Parks ignores warnings, huge pipe falls

Early Tuesday morning, Oct. 26, in a Parks Dept. worksite hidden beneath the 79th St. Boat Basin restaurant, Assistant Gardener Gizella Meszaros-Goto was gathering work tools. Before she could head out to her job in Riverside Park, she heard a terrible crash.

A huge overhead pipe, over 100 feet long and six inches in diameter, had fallen, smashing a city truck. The union and the state Labor Dept. had notified management that supports for overhead pipes were weak, but no action had been taken.

Ms. Meszaros-Goto, a member of Gardeners Local 1507, was concerned for a co-worker: “I knew that Bobby Hopkins, the graffiti-removal person, had been headed for a storeroom in the area,” she said. “If I had been there five minutes before, I could have been crushed,” said Mr. Hopkins, a City Parks Worker in Local 1505. “My truck was hit!” Mr. Hopkins was walking in through the tunnel when the pipe fell. “I heard a loud bang. I ran inside and there it was.”

Another Local 1505 member, Lionel Valentine was also in the vicinity. “We’re lucky no one was injured,” he said. “We cordoned it off, filed an incident report, and called the union.”

Walking down the winding paths of Riverside Park, or gazing out on the scenic Hudson River from the restaurant, few people have any inkling that city workers beneath the scenic spot face danger daily. Local 1505 President Michael Hood called the working conditions “deplorable.” He said employees risk “the possibility of getting hurt or killed on the job.”

In June 2003, Blue Collar Division Council Rep Bob Gervasi requested an inspection of the site. Guille Mejia of the DC 37 Safety and Health Dept. documented the conditions, including fragile support systems for the overhead pipes and concrete, in an extensive report. The hazards are plain to the workers: “It’s sort of a disaster area under here. There’s lots of loose stuff, because there’s so much drilling on the highway overhead. The bars that are holding the pipes get loose, and traffic makes it worse every day,” said Bobby Hopkins.

Russell Johnson of the Safety and Health Dept. inspected after the accident: “The pipe that came down probably weighed 500 pounds,” he said.
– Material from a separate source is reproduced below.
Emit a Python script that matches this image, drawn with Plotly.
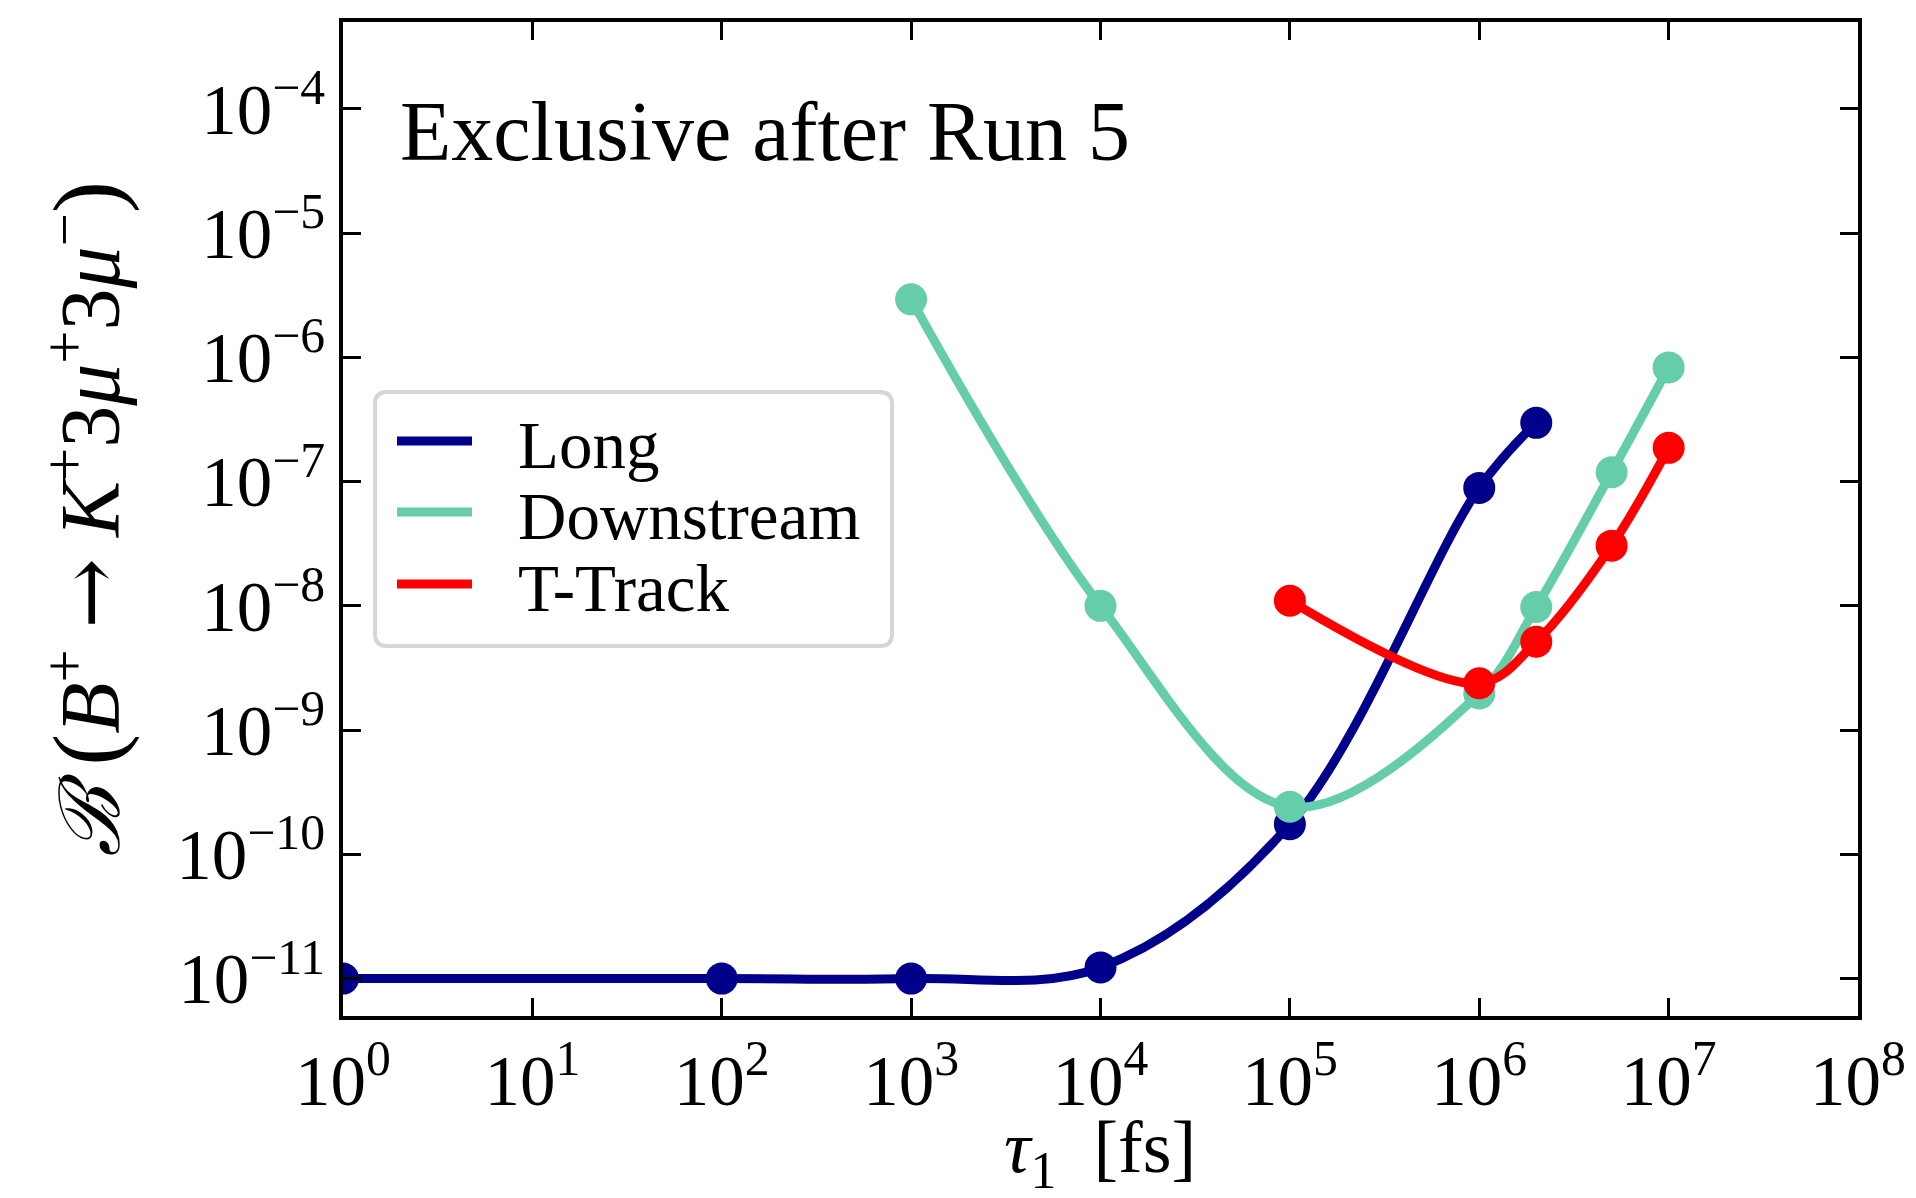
import plotly.graph_objects as go

# ---------------- data ----------------
tau_long = [1, 1e2, 1e3, 1e4, 1e5, 1e6, 2e6]
br_long = [1.0e-11, 1.0e-11, 1.0e-11, 1.23e-11, 1.75e-10, 8.9e-8, 2.97e-7]

tau_down = [1e3, 1e4, 1e5, 1e6, 2e6, 5e6, 1e7]
br_down = [2.93e-6, 1.0e-8, 2.42e-10, 1.97e-9, 9.8e-9, 1.19e-7, 8.3e-7]

tau_ttrack = [1e5, 1e6, 2e6, 5e6, 1e7]
br_ttrack = [1.1e-8, 2.38e-9, 5.14e-9, 3.05e-8, 1.87e-7]

series_names = ["Long", "Downstream", "T-Track"]
series_colors = ["#00008B", "#66CDAA", "#FF0000"]

x_tick_exponents = [0, 1, 2, 3, 4, 5, 6, 7, 8]
y_tick_exponents = [-11, -10, -9, -8, -7, -6, -5, -4]

annotation_text = "Exclusive after Run 5"
x_title = "<i>τ</i><sub>1</sub>  [fs]"
y_title = ("<i>ℬ</i> <span style='font-size:96px'>(</span><i>B</i><sup>+</sup> "
           "<span style='font-family:DejaVu Serif'>→</span> <i>K</i><sup>+</sup>3<i>μ</i><sup>+</sup>"
           "3<i>μ</i><sup>−</sup><span style='font-size:96px'>)</span>")

# ---------------- layout geometry (pixels) ----------------
W, H = 1916, 1198
PX0, PX1 = 343, 1858   # plot area left / right
PY0, PY1 = 22, 1016    # plot area top / bottom
FONT = "Liberation Serif"


def px(x):
    return (x - PX0) / (PX1 - PX0)


def py(y):
    return (PY1 - y) / (PY1 - PY0)


def sup_label(e):
    s = str(e).replace("-", "−")
    return f"10<sup>{s}</sup>"


fig = go.Figure()

all_series = [(tau_long, br_long), (tau_down, br_down), (tau_ttrack, br_ttrack)]
for (xs, ys), name, col in zip(all_series, series_names, series_colors):
    fig.add_trace(go.Scatter(
        x=xs, y=ys, mode="lines", name=name,
        line=dict(color=col, width=9, shape="spline", smoothing=1.0),
        showlegend=False, hoverinfo="skip"))
    fig.add_trace(go.Scatter(
        x=xs, y=ys, mode="markers", name=name,
        marker=dict(color=col, size=32, line=dict(width=0)),
        showlegend=False))

axis_common = dict(
    ticks="inside", ticklen=18, tickwidth=3, tickcolor="black",
    showline=True, linewidth=3.5, linecolor="black", mirror="ticks",
    showgrid=False, zeroline=False, automargin=False,
    tickfont=dict(family=FONT, size=71, color="black"),
)

fig.update_xaxes(
    type="log", range=[0, 8],
    tickvals=[10 ** e for e in x_tick_exponents],
    ticktext=[sup_label(e) for e in x_tick_exponents],
    **axis_common)

fig.update_yaxes(
    type="log", range=[-11.30103, -3.30103],
    tickvals=[10.0 ** e for e in y_tick_exponents],
    ticktext=[sup_label(e) for e in y_tick_exponents],
    title=dict(text=y_title, font=dict(family=FONT, size=84, color="black"), standoff=30),
    **axis_common)

# x-axis title placed as text below the tick labels
fig.add_annotation(xref="paper", yref="paper", x=px(1100), y=py(1152),
                   xanchor="center", yanchor="middle", showarrow=False,
                   text=x_title, font=dict(family=FONT, size=74, color="black"))

# ---------------- custom legend ----------------
bx0, by0, bx1, by1, r = 375, 392, 892, 646, 12


def rounded_rect_path(x0, y0, x1, y1, rad):
    rx = rad / (PX1 - PX0)
    ry = rad / (PY1 - PY0)
    X0, X1 = px(x0), px(x1)
    Y0, Y1 = py(y0), py(y1)  # Y0 top (larger), Y1 bottom
    return (f"M {X0 + rx},{Y0} L {X1 - rx},{Y0} Q {X1},{Y0} {X1},{Y0 - ry} "
            f"L {X1},{Y1 + ry} Q {X1},{Y1} {X1 - rx},{Y1} "
            f"L {X0 + rx},{Y1} Q {X0},{Y1} {X0},{Y1 + ry} "
            f"L {X0},{Y0 - ry} Q {X0},{Y0} {X0 + rx},{Y0} Z")


fig.add_shape(type="path", path=rounded_rect_path(bx0, by0, bx1, by1, r),
              xref="paper", yref="paper", line=dict(color="#d6d6d6", width=4),
              fillcolor="white", layer="above")

legend_rows = [441, 512, 584]
for yrow, name, col in zip(legend_rows, series_names, series_colors):
    fig.add_shape(type="line", xref="paper", yref="paper",
                  x0=px(397), x1=px(472), y0=py(yrow), y1=py(yrow),
                  line=dict(color=col, width=9), layer="above")
    fig.add_annotation(xref="paper", yref="paper", x=px(516), y=py(yrow + 4),
                       xanchor="left", yanchor="middle", showarrow=False,
                       text=name, font=dict(family=FONT, size=67, color="black"))

fig.add_annotation(xref="paper", yref="paper", x=px(398), y=py(132),
                   xanchor="left", yanchor="middle", showarrow=False,
                   text=annotation_text, font=dict(family=FONT, size=84, color="black"))

fig.update_layout(
    width=W, height=H,
    margin=dict(l=PX0, r=W - PX1, t=PY0, b=H - PY1, autoexpand=False),
    plot_bgcolor="white", paper_bgcolor="white",
    showlegend=False,
    font=dict(family=FONT, color="black"),
)

fig.write_html("out.html")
There are other longstanding conditions that need to be remedied, but the most immediate danger is the pipes and concrete over the workers’ heads.

Uniformed Park Supervisors Local 1508 President Gary Cutler is well aware of the problems. “I used to work at Riverside,” he said. “I know that the agency’s funds are limited, but that pipe could have fallen and killed somebody!”

DC 37 and the locals are pressing the Parks Dept. to take action quickly to prevent serious injuries or death.